The Environment Agency’s Stallingborough flood defence upgrade in Lincolnshire has reached a fresh milestone that changes the conversation for local businesses and planners. As set out on GOV.UK, the programme is expected to enable up to £1.1bn of economic benefits over 25 years by protecting homes, key infrastructure and major industry from coastal flooding.

Construction began in 2023. Crews have installed rock armour along 3km of the sea wall and refurbished four outfalls that drain water from the land into the Humber estuary. The physical effect is simple but powerful: waves lose energy against granite and drainage capacity is maintained during high tides and storms, reducing overtopping and standing water on critical routes.

That engineering headroom is already unlocking activity. A new power station is under construction, previously constrained plots can now be developed, and rail stations alongside local highways have stronger flood protection. For an area defined by manufacturing and logistics, fewer weather‑related stoppages and safer access for shift workers and freight can translate directly into productivity.

On the numbers, the value case is hard to ignore. With an estimated scheme cost of about £33m, the £1.1bn benefits imply a rough 33:1 benefit–cost multiple. That is a back‑of‑the‑envelope calculation based on the Environment Agency’s projections rather than a guaranteed outcome, but it shows why flood resilience has become core economic infrastructure as well as climate adaptation.

Delivery through 2024 focused on heavy works: installing large granite boulders to absorb wave energy, sealing small gaps around pipelines and improving access routes so engineers can reach assets quickly. The agency’s timeline pointed to completing remaining elements in 2025, taking the number of better‑protected properties from around 2,300 today to about 2,400 once fully commissioned.

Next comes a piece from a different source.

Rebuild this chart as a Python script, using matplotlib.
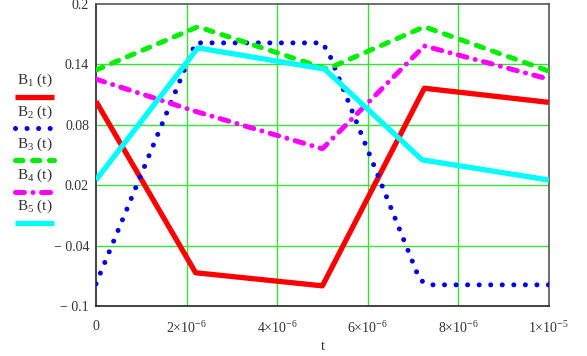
import matplotlib.pyplot as plt
from matplotlib.lines import Line2D

plt.rcParams['font.family'] = ['Liberation Serif', 'DejaVu Serif']
plt.rcParams['mathtext.fontset'] = 'custom'
plt.rcParams['mathtext.rm'] = 'Liberation Serif'
plt.rcParams['mathtext.it'] = 'Liberation Serif'

# data
t1 = [0, 2.2e-6, 5.0e-6, 7.25e-6, 1e-5]
b1 = [0.103, -0.067, -0.080, 0.116, 0.102]

t2 = [0, 2.2e-6, 5.0e-6, 5.15e-6, 7.15e-6, 7.35e-6, 1e-5]
b2 = [-0.078, 0.161, 0.161, 0.150, -0.074, -0.079, -0.079]

t3 = [0, 2.25e-6, 5.1e-6, 7.25e-6, 1e-5]
b3 = [0.134, 0.177, 0.135, 0.177, 0.133]

t4 = [0, 2.2e-6, 5.0e-6, 7.25e-6, 1e-5]
b4 = [0.125, 0.093, 0.056, 0.158, 0.125]

t5 = [0, 2.25e-6, 5.05e-6, 7.2e-6, 1e-5]
b5 = [0.025, 0.156, 0.135, 0.045, 0.025]

yticks = [0.2, 0.14, 0.08, 0.02, -0.04, -0.1]
ylabels = ['0.2', '0.14', '0.08', '0.02', '\u2212 0.04', '\u2212 0.1']
xticks = [0, 2e-6, 4e-6, 6e-6, 8e-6, 1e-5]
xlabels = ['0', r'2$\times$10$^{-6}$', r'4$\times$10$^{-6}$', r'6$\times$10$^{-6}$',
           r'8$\times$10$^{-6}$', r'1$\times$10$^{-5}$']

names = ['B$_{1}$ (t)', 'B$_{2}$ (t)', 'B$_{3}$ (t)', 'B$_{4}$ (t)', 'B$_{5}$ (t)']

fig = plt.figure(figsize=(5.87, 3.56), dpi=100)
ax = fig.add_axes([0.1635, 0.1404, 0.7715, 0.8496])

grid_c = '#33e633'
for x in xticks[1:-1]:
    ax.axvline(x, color=grid_c, lw=1, zorder=1)
for y in yticks[1:-1]:
    ax.axhline(y, color=grid_c, lw=1, zorder=1)

styles = [
    dict(color='#ff0000', lw=3.8, ls='-', solid_capstyle='butt'),
    dict(color='#0000ee', lw=3.6, ls=(0, (0.01, 2.3)), dash_capstyle='round'),
    dict(color='#00ee00', lw=3.6, ls=(0, (1.5, 1.9)), dash_capstyle='round'),
    dict(color='#ff00ff', lw=3.6, ls=(0, (1.8, 1.7, 0.01, 1.7)), dash_capstyle='round'),
    dict(color='#00ffff', lw=3.8, ls='-', solid_capstyle='butt'),
]

series = [(t1, b1), (t2, b2), (t3, b3), (t4, b4), (t5, b5)]
for (tt, bb), st in zip(series, styles):
    ax.plot(tt, bb, zorder=3, **st)

ax.set_xlim(0, 1e-5)
ax.set_ylim(-0.1, 0.2)
ax.set_yticks(yticks)
ax.set_yticklabels(ylabels)
ax.set_xticks(xticks)
ax.set_xticklabels(xlabels)
ax.tick_params(length=0, labelsize=10, colors='#333333')
ax.tick_params(axis='x', pad=10)
ax.tick_params(axis='y', pad=5)
ax.set_xlabel('t', fontsize=10, color='#333333', labelpad=3)
for s in ax.spines.values():
    s.set_color('#555555')
    s.set_linewidth(1.2)
ax.spines['left'].set_color('#222222')
ax.spines['bottom'].set_color('#222222')

# legend block on the left
W, H = 587, 356
label_y = [80, 112, 144, 175, 206]
line_y = [97, 128, 160, 192, 223]
for name, ly, sy, st in zip(names, label_y, line_y, styles):
    fig.text(35 / W, 1 - ly / H, name, ha='center', va='center',
             fontsize=11, color='#333333')
    fig.add_artist(Line2D([15 / W, 54 / W], [1 - sy / H, 1 - sy / H],
                          transform=fig.transFigure, **st))

fig.savefig('out.png', dpi=100)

Agency leads say climate change scenarios have been baked into the design, with the defences expected to perform for at least 25 years before major upgrades are required. The intention is not to eliminate risk entirely, but to reduce the probability and severity of damaging events so businesses can plan investment with more confidence.

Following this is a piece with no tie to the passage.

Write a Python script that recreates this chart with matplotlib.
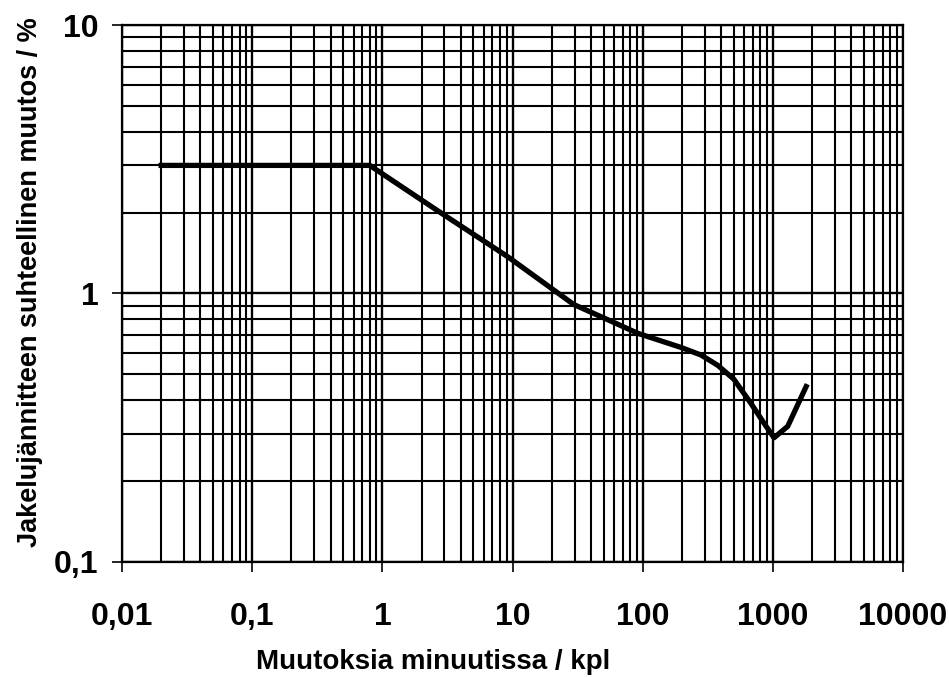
import matplotlib.pyplot as plt
from matplotlib.ticker import FixedLocator, FixedFormatter, NullFormatter, LogLocator

# Relative change of distribution voltage vs. number of changes per minute
changesPerMin = [0.02, 0.8, 2.8, 9.2, 29.5, 60, 92, 196, 280, 377, 500, 677, 850, 1020, 1300, 1800]
voltageChange = [3.0, 3.0, 2.0, 1.37, 0.91, 0.78, 0.71, 0.63, 0.59, 0.54, 0.48, 0.39, 0.33, 0.29, 0.32, 0.45]

xTicks = [0.01, 0.1, 1, 10, 100, 1000, 10000]
xTickLabels = ["0,01", "0,1", "1", "10", "100", "1000", "10000"]
yTicks = [0.1, 1, 10]
yTickLabels = ["0,1", "1", "10"]

plt.rcParams['font.family'] = ['Liberation Sans', 'DejaVu Sans']

fig = plt.figure(figsize=(9.49, 6.77), dpi=100)
ax = fig.add_axes([0.1286, 0.170, 0.823, 0.793])

ax.plot(changesPerMin, voltageChange, color='black', linewidth=3.8,
        solid_joinstyle='round', zorder=5)

ax.set_xscale('log')
ax.set_yscale('log')
ax.set_xlim(0.01, 10000)
ax.set_ylim(0.1, 10)

ax.xaxis.set_major_locator(FixedLocator(xTicks))
ax.xaxis.set_major_formatter(FixedFormatter(xTickLabels))
ax.yaxis.set_major_locator(FixedLocator(yTicks))
ax.yaxis.set_major_formatter(FixedFormatter(yTickLabels))
ax.xaxis.set_minor_locator(LogLocator(base=10, subs=range(2, 10), numticks=20))
ax.yaxis.set_minor_locator(LogLocator(base=10, subs=range(2, 10), numticks=20))
ax.xaxis.set_minor_formatter(NullFormatter())
ax.yaxis.set_minor_formatter(NullFormatter())

ax.grid(which='major', axis='both', color='black', linewidth=1.7)
ax.grid(which='minor', axis='both', color='black', linewidth=1.5)

ax.tick_params(which='major', direction='out', length=7, width=1.2,
               labelsize=23, pad=10)
ax.tick_params(which='minor', length=0)
for lbl in ax.get_xticklabels() + ax.get_yticklabels():
    lbl.set_fontweight('bold')
ax.tick_params(axis='x', pad=22)

for side in ax.spines.values():
    side.set_color('black')
    side.set_linewidth(1.6)

fig.text(433 / 949, 1 - 662 / 677, "Muutoksia minuutissa / kpl", fontsize=20,
         fontweight='bold', ha='center', va='center')
fig.text(30 / 949, 1 - 282 / 677, "Jakelujännitteen suhteellinen muutos / %",
         fontsize=19.5, fontweight='bold', rotation=90, ha='center', va='center')

fig.savefig("out.png", dpi=100, facecolor='white')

Timing has also delivered savings. By starting a year early in 2023, the team avoided higher rock prices and secured temporary storage areas, saving roughly £5m according to the Environment Agency. That decision accelerated protection for communities and industry while keeping budget headroom for resilience tweaks.

Next steps include installing a new overflow at Oldfleet Drain and linking it to the Middle Drain pumping station, alongside further outfall resilience improvements. The goal is to lower upstream flood risk and cut the likelihood of disruptive closures, clean‑up costs and insurance claims after heavy weather.

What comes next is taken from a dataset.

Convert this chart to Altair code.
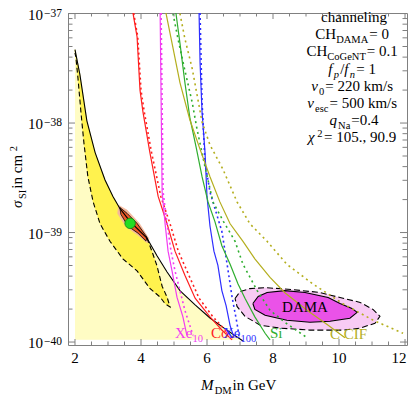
import altair as alt
import pandas as pd

FONT = "Liberation Serif"

# ---------------- data: DM mass (GeV) and log10(sigma_SI / cm^2) ----------------
black_m = [2.00, 2.15, 2.36, 2.61, 2.91, 3.15, 3.36, 3.67, 4.18, 4.48, 4.79, 5.18, 5.64, 6.09, 6.55, 7.09]
black_L = [-37.33, -37.56, -37.98, -38.27, -38.52, -38.67, -38.78, -38.90, -39.05, -39.21, -39.36, -39.53, -39.66, -39.78, -39.88, -39.99]
pale_floor = -39.98

dash_m = [4.18, 4.33, 4.48, 4.64, 4.79, 4.88, 4.73, 4.58, 4.27, 3.88, 3.45, 3.06, 2.76, 2.55, 2.39, 2.27, 2.18, 2.09, 2.03, 2.00]
dash_L = [-39.05, -39.17, -39.30, -39.49, -39.59, -39.68, -39.65, -39.59, -39.51, -39.35, -39.24, -39.08, -38.92, -38.72, -38.49, -38.18, -37.90, -37.59, -37.41, -37.36]

salmon_m = [3.32, 3.58, 3.95, 4.24, 4.19, 3.91, 3.54, 3.29]
salmon_L = [-38.750, -38.795, -38.916, -39.055, -39.095, -39.025, -38.945, -38.825]
orange_m = [3.36, 3.58, 3.88, 4.18, 4.15, 3.91, 3.61, 3.39]
orange_L = [-38.771, -38.825, -38.916, -39.042, -39.078, -39.006, -38.943, -38.834]
best_m = [3.67]
best_L = [-38.916]

dama_out_m = [6.85, 7.00, 7.30, 7.76, 8.61, 9.42, 10.03, 10.64, 11.03, 11.24, 11.09, 10.64, 10.12, 9.12, 8.21, 7.61, 7.15, 6.91]
dama_out_L = [-39.602, -39.539, -39.512, -39.503, -39.521, -39.548, -39.593, -39.638, -39.702, -39.765, -39.828, -39.873, -39.891, -39.891, -39.873, -39.846, -39.765, -39.675]
dama_in_m = [7.39, 7.55, 7.82, 8.36, 8.97, 9.67, 10.03, 10.39, 10.55, 10.33, 9.73, 9.12, 8.42, 7.76, 7.45]
dama_in_L = [-39.648, -39.584, -39.548, -39.530, -39.548, -39.593, -39.648, -39.693, -39.729, -39.783, -39.810, -39.819, -39.801, -39.756, -39.702]

red_m = [3.74, 3.76, 3.88, 3.97, 4.06, 4.27, 4.52, 4.79, 5.03, 5.33, 5.64, 6.09, 6.45, 6.76]
red_L = [-36.95, -37.00, -37.21, -37.70, -37.90, -38.27, -38.67, -38.92, -39.17, -39.39, -39.60, -39.77, -39.89, -39.98]
redd_m = [3.76, 3.78, 3.90, 4.00, 4.10, 4.32, 4.60, 4.88, 5.13, 5.45, 5.76, 6.18, 6.55, 6.85]
redd_L = [-36.95, -37.00, -37.21, -37.70, -37.90, -38.27, -38.67, -38.92, -39.17, -39.39, -39.60, -39.77, -39.89, -39.98]

mag_m = [4.58, 4.58, 4.61, 4.64, 4.73, 4.82, 4.94, 5.09, 5.27, 5.39]
mag_L = [-36.95, -37.00, -37.81, -38.63, -38.92, -39.17, -39.35, -39.59, -39.77, -39.94]
magd_m = [4.61, 4.61, 4.64, 4.67, 4.79, 4.91, 5.03, 5.18, 5.33, 5.48, 5.58]
magd_L = [-36.95, -37.00, -37.81, -38.63, -38.92, -39.17, -39.35, -39.53, -39.71, -39.85, -39.94]

blue_m = [5.75, 5.76, 5.79, 5.85, 5.94, 6.00, 6.09, 6.21, 6.33, 6.45, 6.58, 6.70, 6.82]
blue_L = [-36.95, -37.00, -37.45, -37.90, -38.27, -38.67, -38.94, -39.17, -39.30, -39.53, -39.67, -39.85, -39.96]
blued_m = [5.78, 5.79, 5.85, 5.94, 6.09, 6.27, 6.45, 6.61, 6.76, 6.91, 6.97]
blued_L = [-36.95, -37.00, -37.81, -38.36, -38.63, -38.81, -38.99, -39.29, -39.59, -39.83, -39.95]

green_m = [5.04, 5.06, 5.18, 5.33, 5.48, 5.67, 5.85, 6.03, 6.24, 6.45, 6.70, 6.94, 7.15, 7.45, 7.76, 7.91]
green_L = [-36.95, -37.00, -37.27, -37.63, -37.95, -38.22, -38.49, -38.72, -38.90, -39.12, -39.29, -39.47, -39.60, -39.77, -39.92, -39.98]
greend_m = [4.95, 4.97, 5.12, 5.33, 5.55, 5.70, 5.94, 6.18, 6.50, 6.85, 7.09, 7.52, 7.91, 8.36, 9.03]
greend_L = [-36.95, -37.00, -37.23, -37.52, -37.81, -38.06, -38.40, -38.72, -38.90, -39.08, -39.29, -39.53, -39.71, -39.82, -39.96]

olive_m = [4.73, 4.76, 4.94, 5.18, 5.48, 5.79, 6.09, 6.39, 6.70, 7.09, 7.45, 7.91, 8.36, 9.03, 9.64, 10.18]
olive_L = [-36.95, -37.00, -37.27, -37.63, -37.97, -38.24, -38.49, -38.72, -38.92, -39.08, -39.24, -39.41, -39.55, -39.71, -39.84, -39.96]
olived_m = [5.15, 5.18, 5.33, 5.55, 5.85, 6.09, 6.48, 6.91, 7.30, 7.82, 8.42, 9.21, 10.12, 11.03, 11.94]
olived_L = [-36.95, -37.00, -37.23, -37.50, -37.99, -38.20, -38.42, -38.72, -38.92, -39.08, -39.29, -39.47, -39.65, -39.80, -39.92]

x_major = [2, 4, 6, 8, 10, 12]
x_minor = [2.5, 3, 3.5, 4.5, 5, 5.5, 6.5, 7, 7.5, 8.5, 9, 9.5, 10.5, 11, 11.5]
y_major_exp = [-40, -39, -38, -37]
y_minor_mult = [2, 3, 4, 5, 6, 7, 8, 9]

info_lines = [
    [("channeling", "n")],
    [("CH", "n"), ("DAMA", "sub"), (" = 0", "n")],
    [("CH", "n"), ("CoGeNT", "sub"), (" = 0.1", "n")],
    [("f", "i"), ("p", "isub"), ("/", "n"), ("f", "i"), ("n", "isub"), (" = 1", "n")],
    [("v", "i"), ("0", "sub"), (" = 220 km/s", "n")],
    [("v", "i"), ("esc", "sub"), (" = 500 km/s", "n")],
    [("q", "i"), ("Na", "sub"), ("=0.4", "n")],
    [("χ", "i"), ("2", "sup"), (" = 105., 90.9", "n")],
]

# ---------------- styling ----------------
PALE = "#FFFCC4"
BRIGHT = "#FFF24E"
RED = "#FF1F1F"
MAG = "#F23CF2"
BLUE = "#2E2EFF"
GREEN = "#2FAE2F"
OLIVE = "#B4AE1E"
FRAME = "#808080"
W, H = 339, 332

xs = alt.Scale(domain=[1.788, 12.06], nice=False, zero=False)
ys = alt.Scale(type="log", domain=[10 ** -40.027, 10 ** -36.995], nice=False)
X = alt.X("m:Q", scale=xs, axis=None)
Y = alt.Y("s:Q", scale=ys, axis=None)


def frame(m, L, close=False):
    m = list(m)
    L = list(L)
    if close:
        m = m + [m[0]]
        L = L + [L[0]]
    return pd.DataFrame({"m": m, "s": [10 ** v for v in L], "i": list(range(len(m)))})


def curve(m, L, color, dash=None, width=1.2):
    kw = dict(color=color, strokeWidth=width, clip=True)
    if dash:
        kw["strokeDash"] = dash
    return alt.Chart(frame(m, L)).mark_line(**kw).encode(x=X, y=Y, order="i:Q")


def poly(m, L, fill, stroke=None, width=1.0, dash=None):
    kw = dict(fill=fill, clip=True, strokeWidth=width)
    kw["stroke"] = stroke if stroke else fill
    if not stroke:
        kw["strokeWidth"] = 0.5
    if dash:
        kw["strokeDash"] = dash
    return alt.Chart(frame(m, L, close=True)).mark_line(**kw).encode(x=X, y=Y, order="i:Q")


# text width estimation (Times metrics, per 1000 em)
REG = {' ': 250, '.': 250, ',': 250, '/': 278, '=': 564, '−': 564, 'A': 722, 'C': 667, 'D': 722, 'E': 611,
       'F': 556, 'G': 722, 'H': 722, 'I': 333, 'M': 889, 'N': 722, 'S': 556, 'T': 611, 'V': 722, 'X': 722,
       'a': 444, 'c': 444, 'e': 444, 'g': 500, 'h': 500, 'i': 278, 'k': 500, 'l': 278, 'm': 778, 'n': 500,
       'o': 500, 's': 389}
ITA = {'f': 278, 'p': 500, 'n': 500, 'v': 444, 'q': 500, 'M': 833, 'χ': 550, 'σ': 520}


def tw(s, size, italic=False):
    tbl = ITA if italic else REG
    return sum(tbl.get(c, 500) for c in s) * size / 1000.0


SZ = {"n": 15, "i": 15, "sub": 10.5, "isub": 10.5, "sup": 10.5}
OFF = {"n": 0, "i": 0, "sub": 3.5, "isub": 3.5, "sup": -5.5}
GAP = {"n": 0, "i": 1.2, "sub": 1.0, "isub": 1.2, "sup": 1.5}
ITAL = {"i", "isub"}

one = pd.DataFrame({"k": [0]})


def txt(s, x, y, size, color="black", italic=False, align="left", angle=None):
    kw = dict(text=s, fontSize=size, font=FONT, color=color, align=align, baseline="alphabetic")
    if italic:
        kw["fontStyle"] = "italic"
    if angle is not None:
        kw["angle"] = angle
    return alt.Chart(one).mark_text(**kw).encode(x=alt.value(x), y=alt.value(y))


def pw(t, k):
    return tw(t, SZ[k], k in ITAL) + GAP[k]


def rich(pieces, x0, y0, color="black", center=False):
    out = []
    total = sum(pw(t, k) for t, k in pieces)
    x = x0 - total / 2 if center else x0
    for t, k in pieces:
        out.append(txt(t, x, y0 + OFF[k], SZ[k], color=color, italic=k in ITAL))
        x += pw(t, k)
    return out


def rich_up(pieces, xb, y0, color="black"):
    out = []
    y = y0
    for t, k in pieces:
        out.append(txt(t, xb + OFF[k], y, SZ[k], color=color, italic=k in ITAL, angle=270))
        y -= pw(t, k)
    return out


layers = []

# pale yellow region under the black limit
pale_df = frame(black_m, black_L)
pale_df["s0"] = 10 ** pale_floor
layers.append(alt.Chart(pale_df).mark_area(color=PALE, clip=True).encode(x=X, y=Y, y2="s0:Q"))

# bright yellow contour region
layers.append(poly(black_m[:9] + dash_m[1:], black_L[:9] + dash_L[1:], BRIGHT))

# DAMA regions
layers.append(poly(dama_out_m, dama_out_L, "#F8CBF4", stroke="black", width=1.1, dash=[6, 3]))
layers.append(poly(dama_in_m, dama_in_L, "#EA52E8", stroke="black", width=1.1))

# CoGeNT best-fit region
layers.append(poly(salmon_m, salmon_L, "#F5B89C"))
layers.append(poly(orange_m, orange_L, "#EC5A28", stroke="black", width=0.8))

# black limit and dashed contour
layers.append(curve(black_m, black_L, "black", width=1.1))
layers.append(curve(dash_m, dash_L, "black", dash=[5, 3], width=1.1))

# exclusion curves
layers.append(curve(redd_m, redd_L, RED, dash=[2, 3], width=1.6))
layers.append(curve(red_m, red_L, RED))
layers.append(curve(magd_m, magd_L, MAG, dash=[2, 3], width=1.6))
layers.append(curve(mag_m, mag_L, MAG))
layers.append(curve(blued_m, blued_L, BLUE, dash=[2, 3], width=1.6))
layers.append(curve(blue_m, blue_L, BLUE))
layers.append(curve(greend_m, greend_L, GREEN, dash=[2, 3.5], width=1.6))
layers.append(curve(green_m, green_L, GREEN))
layers.append(curve(olived_m, olived_L, OLIVE, dash=[2, 3.5], width=1.6))
layers.append(curve(olive_m, olive_L, OLIVE))

# best-fit point
layers.append(alt.Chart(frame(best_m, best_L)).mark_point(
    filled=True, color="#22DD22", size=110, opacity=1, stroke="#118811", strokeWidth=0.8
).encode(x=X, y=Y))

# ticks (inside the frame)
xmaj = pd.DataFrame({"m": x_major})
xmin = pd.DataFrame({"m": x_minor})
ymaj = pd.DataFrame({"s": [10.0 ** e for e in y_major_exp]})
ymin = pd.DataFrame({"s": [k * 10.0 ** e for e in y_major_exp[:-1] for k in y_minor_mult]})
for df, ln in ((xmaj, 6), (xmin, 3.5)):
    layers.append(alt.Chart(df).mark_rule(color=FRAME, strokeWidth=1).encode(x=X, y=alt.value(H), y2=alt.value(H - ln)))
    layers.append(alt.Chart(df).mark_rule(color=FRAME, strokeWidth=1).encode(x=X, y=alt.value(0), y2=alt.value(ln)))
for df, ln in ((ymaj, 7), (ymin, 4.5)):
    layers.append(alt.Chart(df).mark_rule(color=FRAME, strokeWidth=1).encode(y=Y, x=alt.value(0), x2=alt.value(ln)))
    layers.append(alt.Chart(df).mark_rule(color=FRAME, strokeWidth=1).encode(y=Y, x=alt.value(W - ln), x2=alt.value(W)))

# x tick labels (the last one nudged so it stays inside the page)
xl = pd.DataFrame({"m": x_major[:-1], "t": [str(v) for v in x_major[:-1]]})
layers.append(alt.Chart(xl).mark_text(font=FONT, fontSize=15, align="center", baseline="alphabetic", color="black").encode(
    x=X, y=alt.value(350), text="t:N"))
xl_last = pd.DataFrame({"m": x_major[-1:], "t": [str(v) for v in x_major[-1:]]})
layers.append(alt.Chart(xl_last).mark_text(font=FONT, fontSize=15, align="center", baseline="alphabetic", color="black", dx=-6).encode(
    x=X, y=alt.value(350), text="t:N"))

# y tick labels 10^n
yl = pd.DataFrame({"s": [10.0 ** e for e in y_major_exp], "b": ["10"] * len(y_major_exp),
                   "e": ["−" + str(-e) for e in y_major_exp]})
layers.append(alt.Chart(yl).mark_text(font=FONT, fontSize=15, align="right", baseline="alphabetic", dy=6, color="black").encode(
    y=Y, x=alt.value(-25), text="b:N"))
layers.append(alt.Chart(yl).mark_text(font=FONT, fontSize=11.5, align="left", baseline="alphabetic", dy=3, color="black").encode(
    y=Y, x=alt.value(-24), text="e:N"))

# axis titles
layers += rich([("M", "i"), ("DM", "sub"), (" in GeV", "n")], 133, 377)
layers += rich_up([("σ", "i"), ("SI", "sub"), (" in cm", "n"), ("2", "sup")], -46, 195)

# info block
baselines = [9, 26, 43, 61, 78, 95, 112, 129]
for pieces, yb in zip(info_lines, baselines):
    layers += rich(pieces, 286, yb, center=True)

# curve labels
layers += rich([("Xe", "n"), ("10", "sub")], 107, 325, color=MAG)
layers += rich([("Co", "n")], 143, 325, color=RED)
layers += rich([("Xe", "n"), ("100", "sub")], 155, 325, color=BLUE)
layers += rich([("Si", "n")], 202, 325, color=GREEN)
layers += rich([("C CIF", "n")], 262, 326, color=OLIVE)
layers += rich([("DAMA", "n")], 237, 299, center=True)

chart = alt.layer(*layers).properties(
    width=W, height=H,
    padding={"left": 60, "top": 5, "right": 1, "bottom": 49},
    autosize=alt.AutoSizeParams(type="none"),
).configure_view(stroke=FRAME, strokeWidth=1)

chart.save("out.html", embed_options={"renderer": "svg", "actions": False})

Environmental safeguards have run alongside the build. Work near the estuary pauses every year from October to March to protect overwintering birds, and a dedicated bee bank for the protected sea aster mining bee has already attracted nesting activity, according to project updates on GOV.UK.

For investors, developers and SME owners around the Humber, the takeaway is practical: lower flood risk can support lending, reduce insurance premia over time and make previously marginal sites investable. Outcomes will still depend on consistent maintenance funding and the path of climate impacts, but this scheme reads as pro‑growth resilience in action.